Education reforms must to build talent faster: Murthy
By IANSTuesday, October 26, 2010
BANGALORE - India needs drastic reforms in the education sector to build a vast talent pool for driving the IT industry growth faster, Infosys Technologies Ltd chairman N.R. Narayana Murthy said Monday.
“We require a reforms programme in the education sector similar to the economic reforms in the nineties that ushered in the liberalization era,” Murthy said at a conference on ‘India: Knowledge and Professional Services Hub to the World’, organised by All India Management Association (AIMA).
Asserting that the future of the Indian IT industry was bright as evident from its return to growth path after downturn last year, Murthy said a study by McKinsey estimated that the industry had the potential to generate about $300 billion by 2020 if it could grow at 20 percent annually or by 2027 growing at 10 percent per annum.
“The challenge to achieve the ambitious target will be our ability to produce a vast pool of talent. The industry will require an additional six-seven million engineers, which is difficult with the available education infrastructure. It’s time for reforms in the education sector,” Murthy told about 200 delegates at the day-long conference.
Noting that India was experiencing one of the highest growth in the world, Murthy said the infrastructure sector would face a huge shortage of engineers to build roads, power plants, factories, offices and houses due to constraints in scaling capacity for raising human capital.
“In addition to education reforms to churn out more engineers, lawyers, doctors, managers, etc., we need to enhance our basic infrastructure to increase productivity, efficiency and capacity,” Murthy pointed out.
Though the IT industry would have incremental opportunities from the state-run enterprises and e-governance in the domestic market and emerging markets, he said a host of divergent sectors such as healthcare, cloud computing and digital economy would enable companies to move the value chain and sustain the double digit growth.
“The industry requires global brand equity to enable a chief information officer of an overseas government place a $1 billion order with the Indian company.
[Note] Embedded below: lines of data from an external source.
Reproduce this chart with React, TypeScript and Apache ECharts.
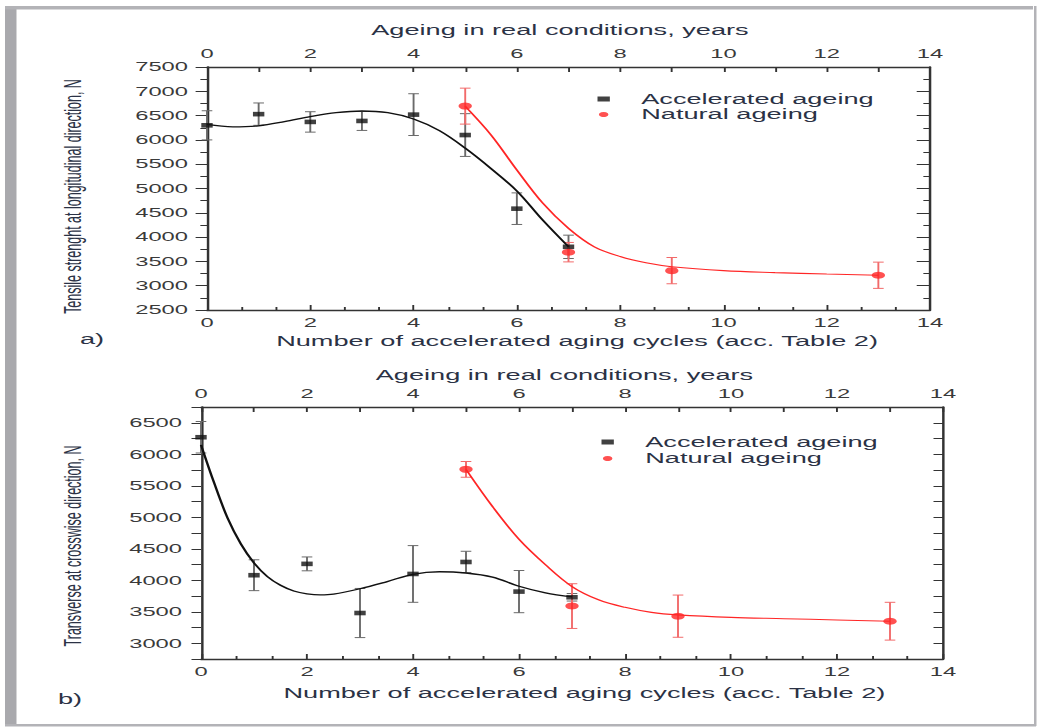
import React, { useEffect, useRef } from "react";
import * as echarts from "echarts";

// horizontal stretch of the reference figure
const S = 1.9;
const W = 1038;
const H = 727;

// ---------- data ----------
const cycles = [0, 1, 2, 3, 4, 5, 6, 7];
const natYears = [5, 7, 9, 13];

// a) tensile strength, longitudinal direction
const accLongMean = [6300, 6530, 6370, 6390, 6520, 6100, 4585, 3800];
const accLongErr = [300, 230, 210, 195, 430, 440, 325, 240];
const natLongMean = [6695, 3690, 3310, 3215];
const natLongErr = [370, 200, 270, 270];

const accLongFitX = [0, 0.5, 1, 1.5, 2, 2.5, 3, 3.5, 4, 4.5, 5, 5.5, 6, 6.5, 7];
const accLongFitY = [6320, 6270, 6290, 6375, 6478, 6560, 6595, 6560, 6430, 6190, 5830, 5410, 4950, 4350, 3800];
const natLongFitX = [5, 5.5, 6, 6.5, 7, 7.5, 8, 8.5, 9, 10, 11, 12, 13];
const natLongFitY = [6690, 6100, 5380, 4700, 4180, 3800, 3600, 3470, 3390, 3310, 3270, 3240, 3215];

// b) transverse, crosswise direction
const accTransMean = [6270, 4080, 4260, 3480, 4100, 4290, 3820, 3730];
const accTransErr = [250, 245, 110, 390, 450, 170, 335, 60];
const natTransMean = [5760, 3590, 3430, 3350];
const natTransErr = [125, 355, 335, 300];

const accTransFitX = [0, 0.25, 0.5, 0.75, 1, 1.25, 1.5, 1.75, 2, 2.25, 2.5, 3, 3.5, 4, 4.5, 5, 5.5, 6, 6.5, 7];
const accTransFitY = [6150, 5540, 4990, 4580, 4275, 4060, 3920, 3830, 3785, 3768, 3780, 3865, 3975, 4095, 4135, 4115, 4050, 3905, 3800, 3735];
const natTransFitX = [5, 5.5, 6, 6.5, 7, 7.5, 8, 8.5, 9, 10, 11, 12, 13];
const natTransFitY = [5760, 5170, 4650, 4245, 3900, 3690, 3570, 3490, 3450, 3410, 3390, 3370, 3350];

const xTicks = { min: 0, max: 14, interval: 2 };
const longRange = { min: 2500, max: 7500, interval: 500 };
const transRange = { min: 2750, max: 6750, interval: 250 };

const ACC = "Accelerated ageing";
const NAT = "Natural ageing";

// ---------- helpers ----------
const FONT = "'Liberation Sans', Arial, sans-serif";
const TEXT = "#2b3245";
const TICKTXT = "#3a3a3a";
const AXIS = "#333";
const BLACK = "#111";
const RED = "#ff2626";

const pairs = (xs: number[], ys: number[]) => xs.map((x, i) => [x, ys[i]]);
const bars = (xs: number[], m: number[], e: number[]) => xs.map((x, i) => [x, m[i] - e[i], m[i] + e[i]]);

function errorBar(color: string) {
  return (params: any, api: any) => {
    const x = api.value(0);
    const lo = api.coord([x, api.value(1)]);
    const hi = api.coord([x, api.value(2)]);
    const c = 2.8;
    const style = { stroke: color, lineWidth: 1 };
    return {
      type: "group",
      children: [
        { type: "line", shape: { x1: lo[0], y1: lo[1], x2: hi[0], y2: hi[1] }, style },
        { type: "line", shape: { x1: lo[0] - c, y1: lo[1], x2: lo[0] + c, y2: lo[1] }, style },
        { type: "line", shape: { x1: hi[0] - c, y1: hi[1], x2: hi[0] + c, y2: hi[1] }, style },
      ],
    };
  };
}

function xAxisCfg(grid: number, pos: "top" | "bottom", name: string, gap: number, pad: number[], minorSplit: number) {
  return {
    type: "value",
    gridIndex: grid,
    position: pos,
    ...xTicks,
    name,
    nameLocation: "middle",
    nameGap: gap,
    nameTextStyle: { fontSize: 14.3, color: TEXT, fontFamily: FONT, padding: pad },
    axisLine: { show: true, onZero: false, lineStyle: { color: AXIS, width: 1.3 } },
    axisTick: { show: true, inside: true, length: 5, lineStyle: { color: AXIS, width: 1 } },
    minorTick: { show: true, splitNumber: minorSplit, length: pos === "top" ? 5 : 3, lineStyle: { color: AXIS, width: 1 } },
    axisLabel: { fontSize: 12.5, color: TICKTXT, fontFamily: FONT, margin: 6.5, formatter: (v: number) => String(v) },
    splitLine: { show: false },
  };
}

function yAxisLeft(grid: number, range: any, name: string, gap: number, pad: number[], formatter: (v: number) => string, minor = true) {
  return {
    type: "value",
    gridIndex: grid,
    position: "left",
    ...range,
    name,
    nameLocation: "middle",
    nameGap: gap,
    nameTextStyle: { fontSize: 12.5, color: TEXT, fontFamily: FONT, padding: pad },
    axisLine: { show: true, onZero: false, lineStyle: { color: AXIS, width: 1.3 } },
    axisTick: { show: true, inside: false, length: minor ? 6 : 5, lineStyle: { color: AXIS, width: 1 } },
    minorTick: { show: minor, splitNumber: 2, length: 3.5, lineStyle: { color: AXIS, width: 1 } },
    axisLabel: { fontSize: 12.5, color: TICKTXT, fontFamily: FONT, margin: 10, formatter },
    splitLine: { show: false },
  };
}

function yAxisRight(grid: number, range: any, minor = true) {
  return {
    type: "value",
    gridIndex: grid,
    position: "right",
    ...range,
    axisLine: { show: true, onZero: false, lineStyle: { color: AXIS, width: 1.3 } },
    axisTick: { show: true, inside: true, length: minor ? 7 : 5, lineStyle: { color: AXIS, width: 1 } },
    minorTick: { show: minor, splitNumber: 2, length: 3.5, lineStyle: { color: AXIS, width: 1 } },
    axisLabel: { show: false },
    splitLine: { show: false },
  };
}

function panelSeries(xb: number, xt: number, y: number, accM: number[], accE: number[], natM: number[], natE: number[],
  accFX: number[], accFY: number[], natFX: number[], natFY: number[]) {
  return [
    {
      type: "custom", name: "acc-err", xAxisIndex: xb, yAxisIndex: y, silent: true,
      renderItem: errorBar("#6a6a6a"), encode: { x: 0, y: [1, 2] }, data: bars(cycles, accM, accE), z: 2,
    },
    {
      type: "custom", name: "nat-err", xAxisIndex: xt, yAxisIndex: y, silent: true,
      renderItem: errorBar("#f26a6a"), encode: { x: 0, y: [1, 2] }, data: bars(natYears, natM, natE), z: 2,
    },
    {
      type: "line", name: "acc-fit", xAxisIndex: xb, yAxisIndex: y, smooth: 0.35,
      showSymbol: false, symbol: "none",
      lineStyle: { color: BLACK, width: 1.3 }, data: pairs(accFX, accFY), z: 3,
    },
    {
      type: "line", name: "nat-fit", xAxisIndex: xt, yAxisIndex: y, smooth: 0.35,
      showSymbol: false, symbol: "none",
      lineStyle: { color: RED, width: 1.1 }, data: pairs(natFX, natFY), z: 3,
    },
    {
      type: "scatter", name: ACC, xAxisIndex: xb, yAxisIndex: y, symbol: "rect", symbolSize: [6, 4.6],
      itemStyle: { color: BLACK }, data: pairs(cycles, accM), z: 4,
    },
    {
      type: "scatter", name: NAT, xAxisIndex: xt, yAxisIndex: y, symbol: "circle", symbolSize: 7,
      itemStyle: { color: RED }, data: pairs(natYears, natM), z: 4,
    },
  ];
}

function legendCfg(left: number, top: number, gap: number) {
  return {
    data: [ACC, NAT],
    orient: "vertical",
    left,
    top,
    itemWidth: 6.5,
    itemHeight: 5,
    itemGap: gap,
    selectedMode: false,
    textStyle: { fontSize: 14.3, color: TEXT, fontFamily: FONT, padding: [0, 0, 0, 11.5], lineHeight: 14 },
  };
}

export default function App() {
  const ref = useRef<HTMLDivElement>(null);

  useEffect(() => {
    if (!ref.current) return;
    const chart = echarts.init(ref.current, undefined, { renderer: "svg" });
    const frame = "#a9a9ad";
    const option: any = {
      animation: false,
      backgroundColor: "#ffffff",
      grid: [
        { left: 207 / S, top: 67, width: 723 / S, height: 243 },
        { left: 201 / S, top: 407, width: 742 / S, height: 252 },
      ],
      xAxis: [
        xAxisCfg(0, "bottom", "Number of accelerated aging cycles (acc. Table 2)", 24, [0, 0, 0, 9], 3),
        xAxisCfg(0, "top", "Ageing in real conditions, years", 30, [0, 9, 0, 0], 2),
        xAxisCfg(1, "bottom", "Number of accelerated aging cycles (acc. Table 2)", 27, [0, 0, 0, 13], 3),
        xAxisCfg(1, "top", "Ageing in real conditions, years", 25, [0, 8, 0, 0], 2),
      ],
      yAxis: [
        yAxisLeft(0, longRange, "Tensile strenght at longitudinal direction, N", 64, [0, 16, 0, 0],
          (v: number) => String(v)),
        yAxisRight(0, longRange),
        yAxisLeft(1, transRange, "Transverse at crosswise direction, N", 61, [0, 26, 0, 0],
          (v: number) => (v % 500 === 0 ? String(v) : ""), false),
        yAxisRight(1, transRange, false),
      ],
      legend: [legendCfg(588 / S, 87, 1.5), legendCfg(592 / S, 430, 2.5)],
      series: [
        ...panelSeries(0, 1, 0, accLongMean, accLongErr, natLongMean, natLongErr,
          accLongFitX, accLongFitY, natLongFitX, natLongFitY),
        ...panelSeries(2, 3, 2, accTransMean, accTransErr, natTransMean, natTransErr,
          accTransFitX, accTransFitY, natTransFitX, natTransFitY),
      ],
      graphic: [
        { type: "rect", silent: true, shape: { x: 5 / S, y: 6, width: 11.5 / S, height: 720 }, style: { fill: frame } },
        { type: "rect", silent: true, shape: { x: 5 / S, y: 6, width: (1033 - 5) / S, height: 3.5 }, style: { fill: "#b3b3b7" } },
        { type: "rect", silent: true, shape: { x: 1034 / S, y: 6, width: 2.5 / S, height: 720 }, style: { fill: "#b3b3b7" } },
        { type: "rect", silent: true, shape: { x: 5 / S, y: 724, width: (1036 - 5) / S, height: 2.5 }, style: { fill: "#b3b3b7" } },
        { type: "text", silent: true, x: 80 / S, y: 339, style: { text: "a)", fontSize: 14.3, fill: TEXT, fontFamily: FONT, verticalAlign: "middle" } },
        { type: "text", silent: true, x: 58 / S, y: 699, style: { text: "b)", fontSize: 14.3, fill: TEXT, fontFamily: FONT, verticalAlign: "middle" } },
      ],
    };
    chart.setOption(option);
    return () => chart.dispose();
  }, []);

  return (
    <div style={{ position: "fixed", left: 0, top: 0, width: W, height: H, overflow: "hidden", background: "#fff" }}>
      <div
        ref={ref}
        style={{ width: W / S, height: H, transform: `scaleX(${S})`, transformOrigin: "0 0" }}
      />
    </div>
  );
}
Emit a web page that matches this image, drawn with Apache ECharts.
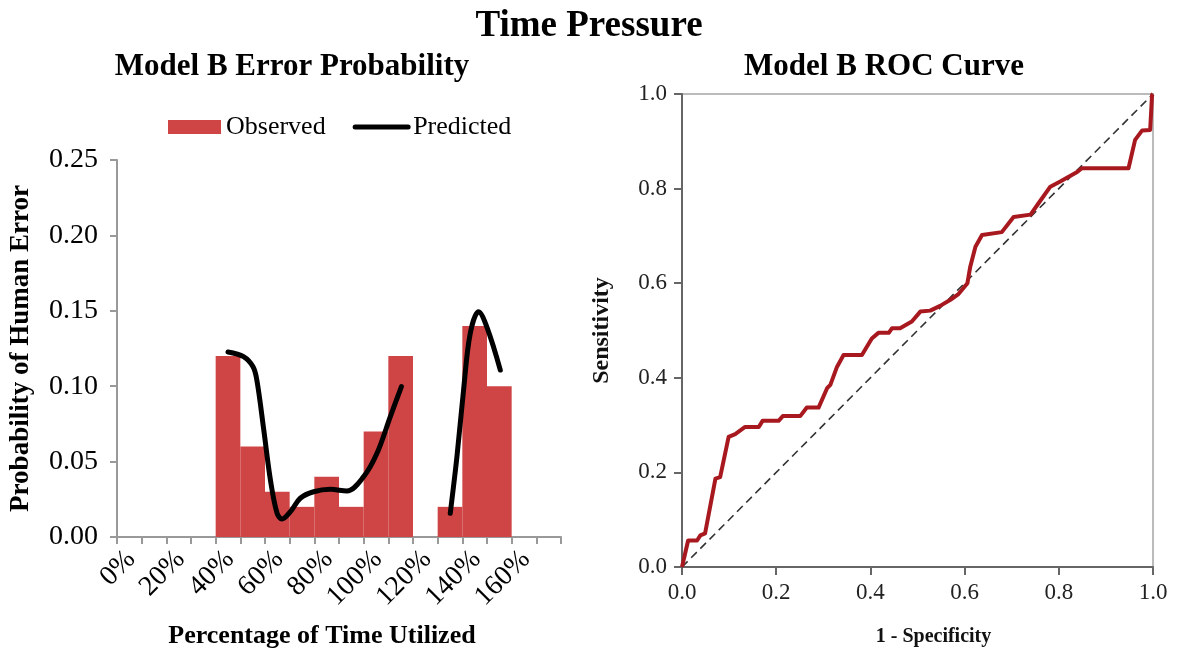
<!DOCTYPE html>
<html>
<head>
<meta charset="utf-8">
<script src="https://cdn.jsdelivr.net/npm/echarts@6/dist/echarts.min.js"></script>
<style>
html,body{margin:0;padding:0;background:#fff;}
#chart{width:1179px;height:654px;}
</style>
</head>
<body>
<div id="chart"></div>
<script>
// ---- Left chart: Model B Error Probability ----
var binStart = [40, 50, 60, 70, 80, 90, 100, 110, 120, 130, 140, 150];
var binWidth = 10;
var observed = [0.12, 0.06, 0.03, 0.02, 0.04, 0.02, 0.07, 0.12, 0, 0.02, 0.14, 0.10];

var predX1 = [45, 51.3, 55.1, 56.7, 59.5, 62.2, 64.9, 66.9, 70.3, 74.3, 79.7, 86.5, 93.2, 100, 105.4, 110.8, 115.3];
var predY1 = [0.1227, 0.1196, 0.113, 0.104, 0.071, 0.0378, 0.0157, 0.0119, 0.0168, 0.0257, 0.030, 0.0316, 0.0305, 0.040, 0.0555, 0.0798, 0.0997];
var predX2 = [135.1, 137.8, 140.5, 143.2, 146.6, 150, 155.4];
var predY2 = [0.0157, 0.053, 0.0975, 0.135, 0.1494, 0.139, 0.1107];

var leftYTicks = [0, 0.05, 0.10, 0.15, 0.20, 0.25];
var leftXLabelValues = [0, 20, 40, 60, 80, 100, 120, 140, 160];

// ---- Right chart: Model B ROC Curve ----
var rocFpr = [0, 0.013, 0.032, 0.039, 0.049, 0.071, 0.081, 0.099, 0.113, 0.134, 0.163, 0.171, 0.205, 0.214, 0.251, 0.265, 0.29, 0.308, 0.315, 0.329, 0.343, 0.382, 0.403, 0.417, 0.439, 0.446, 0.463, 0.488, 0.506, 0.527, 0.548, 0.57, 0.587, 0.606, 0.612, 0.623, 0.637, 0.679, 0.704, 0.74, 0.757, 0.782, 0.803, 0.839, 0.849, 0.948, 0.962, 0.977, 0.994, 0.998, 1];
var rocTpr = [0, 0.056, 0.056, 0.067, 0.071, 0.187, 0.19, 0.275, 0.281, 0.296, 0.296, 0.309, 0.309, 0.319, 0.319, 0.337, 0.337, 0.378, 0.385, 0.423, 0.448, 0.448, 0.483, 0.495, 0.495, 0.505, 0.505, 0.519, 0.54, 0.542, 0.552, 0.565, 0.577, 0.6, 0.635, 0.677, 0.702, 0.708, 0.74, 0.745, 0.769, 0.804, 0.815, 0.835, 0.843, 0.843, 0.903, 0.923, 0.924, 0.998, 1];
var diagX = [0, 1];
var diagY = [0, 1];

var SERIF = '"Liberation Serif", "Times New Roman", serif';

function zip(a, b) { return a.map(function (v, i) { return [v, b[i]]; }); }
var barData = binStart.map(function (s, i) { return [s, s + binWidth, observed[i]]; });

var chart = echarts.init(document.getElementById('chart'));
var option = {
  backgroundColor: '#fff',
  animation: false,
  graphic: [
    { type: 'text', x: 589, y: 8, style: { text: 'Time Pressure', align: 'center', verticalAlign: 'top', textAlign: 'center', textVerticalAlign: 'top', font: 'bold 37px ' + SERIF, fill: '#000' } },
    { type: 'text', x: 292, y: 51, style: { text: 'Model B Error Probability', align: 'center', verticalAlign: 'top', textAlign: 'center', textVerticalAlign: 'top', font: 'bold 31px ' + SERIF, fill: '#000' } },
    { type: 'text', x: 884, y: 51, style: { text: 'Model B ROC Curve', align: 'center', verticalAlign: 'top', textAlign: 'center', textVerticalAlign: 'top', font: 'bold 31px ' + SERIF, fill: '#000' } }
  ],
  legend: {
    left: 163, top: 109,
    itemWidth: 53, itemHeight: 14, itemGap: 27,
    textStyle: { fontFamily: SERIF, fontSize: 26, color: '#000' },
    data: [
      { name: 'Observed', icon: 'rect' },
      { name: 'Predicted', itemStyle: { opacity: 0 }, lineStyle: { width: 5, color: '#000', cap: 'round' } }
    ]
  },
  grid: [
    { left: 117, top: 160, width: 444, height: 377, show: false },
    { left: 682, top: 94, width: 471, height: 473, show: true, borderColor: '#bbb', borderWidth: 2 }
  ],
  xAxis: [
    {
      gridIndex: 0, type: 'value', min: 0, max: 180, interval: 10,
      name: 'Percentage of Time Utilized', nameLocation: 'middle', nameGap: 86,
      nameTextStyle: { fontFamily: SERIF, fontSize: 26, fontWeight: 'bold', color: '#000', padding: [0, 34, 0, 0] },
      axisLine: { show: true, onZero: false, lineStyle: { color: '#999', width: 2 } },
      axisTick: { show: true, length: 7, lineStyle: { color: '#999', width: 2 } },
      axisLabel: {
        rotate: 45, margin: 4, verticalAlign: 'top', lineHeight: 40, fontFamily: SERIF, fontSize: 28, color: '#000', hideOverlap: false, showMaxLabel: true, showMinLabel: true,
        formatter: function (v) { return leftXLabelValues.indexOf(v) >= 0 ? v + '%' : ''; }
      },
      splitLine: { show: false }
    },
    {
      gridIndex: 1, type: 'value', min: 0, max: 1, interval: 0.2,
      name: '1 - Specificity', nameLocation: 'middle', nameGap: 60,
      nameTextStyle: { fontFamily: SERIF, fontSize: 20, fontWeight: 'bold', color: '#111', padding: [0, 0, 0, 32] },
      axisLine: { show: true, onZero: false, lineStyle: { color: '#666', width: 2 } },
      axisTick: { show: true, length: 8, lineStyle: { color: '#666', width: 2 } },
      axisLabel: { margin: 14, fontFamily: SERIF, fontSize: 23, color: '#222', formatter: function (v) { return v.toFixed(1); } },
      splitLine: { show: false }
    }
  ],
  yAxis: [
    {
      gridIndex: 0, type: 'value', min: 0, max: 0.25, interval: 0.05,
      name: 'Probability of Human Error', nameLocation: 'middle', nameGap: 82,
      nameTextStyle: { fontFamily: SERIF, fontSize: 27, fontWeight: 'bold', color: '#000' },
      axisLine: { show: true, lineStyle: { color: '#999', width: 2 } },
      axisTick: { show: true, length: 7, lineStyle: { color: '#999', width: 2 } },
      axisLabel: { margin: 19, fontFamily: SERIF, fontSize: 28, color: '#000', formatter: function (v) { return v.toFixed(2); } },
      splitLine: { show: false }
    },
    {
      gridIndex: 1, type: 'value', min: 0, max: 1, interval: 0.2,
      name: 'Sensitivity', nameLocation: 'middle', nameGap: 68,
      nameTextStyle: { fontFamily: SERIF, fontSize: 24, fontWeight: 'bold', color: '#111' },
      axisLine: { show: true, lineStyle: { color: '#666', width: 2 } },
      axisTick: { show: true, length: 8, lineStyle: { color: '#666', width: 2 } },
      axisLabel: { margin: 15, fontFamily: SERIF, fontSize: 23, color: '#222', formatter: function (v) { return v.toFixed(1); } },
      splitLine: { show: false }
    }
  ],
  series: [
    {
      name: 'Observed', type: 'custom', xAxisIndex: 0, yAxisIndex: 0,
      itemStyle: { color: '#cf4444' },
      encode: { x: [0, 1], y: 2 },
      data: barData,
      renderItem: function (params, api) {
        var x0 = api.value(0), x1 = api.value(1), v = api.value(2);
        var p0 = api.coord([x0, v]);
        var p1 = api.coord([x1, 0]);
        return { type: 'rect', shape: { x: p0[0], y: p0[1], width: p1[0] - p0[0], height: p1[1] - p0[1] }, style: { fill: '#cf4444' } };
      }
    },
    {
      name: 'Predicted', type: 'line', xAxisIndex: 0, yAxisIndex: 0, smooth: 0.35, symbol: 'none',
      itemStyle: { color: '#000' },
      lineStyle: { color: '#000', width: 5, cap: 'round', join: 'round' },
      data: zip(predX1, predY1), z: 5
    },
    {
      name: 'Predicted', type: 'line', xAxisIndex: 0, yAxisIndex: 0, smooth: 0.35, symbol: 'none',
      itemStyle: { color: '#000' },
      lineStyle: { color: '#000', width: 5, cap: 'round', join: 'round' },
      data: zip(predX2, predY2), z: 5
    },
    {
      name: 'Reference', type: 'line', xAxisIndex: 1, yAxisIndex: 1, symbol: 'none',
      lineStyle: { color: '#333', width: 1.6, type: [8, 5] },
      data: zip(diagX, diagY), z: 3
    },
    {
      name: 'ROC', type: 'line', xAxisIndex: 1, yAxisIndex: 1, symbol: 'none',
      lineStyle: { color: '#a8191f', width: 4, join: 'round' },
      data: zip(rocFpr, rocTpr), z: 4
    }
  ]
};
chart.setOption(option);
</script>
</body>
</html>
There should be enough visibility in the global market place to bid for long-term projects and attract local talent for leveraging our domain expertise,” Murthy said.
During the past decade, the industry witnessed a robust growth in traditional areas of application development, system integration, package implementation of SAP and Oracle, accounting for 60-70 percent of revenue generation, while new areas such as remote infrastructure management services, independent validation services, product life cycle development and engineering services have been chipping in the remaining 30 percent growth.
“If we have to succeed in the digital economy in face of stiff competition, we have to move up the value chain and step into new verticals such as healthcare, legal process outsourcing and knowledge processing services,” Murthy added.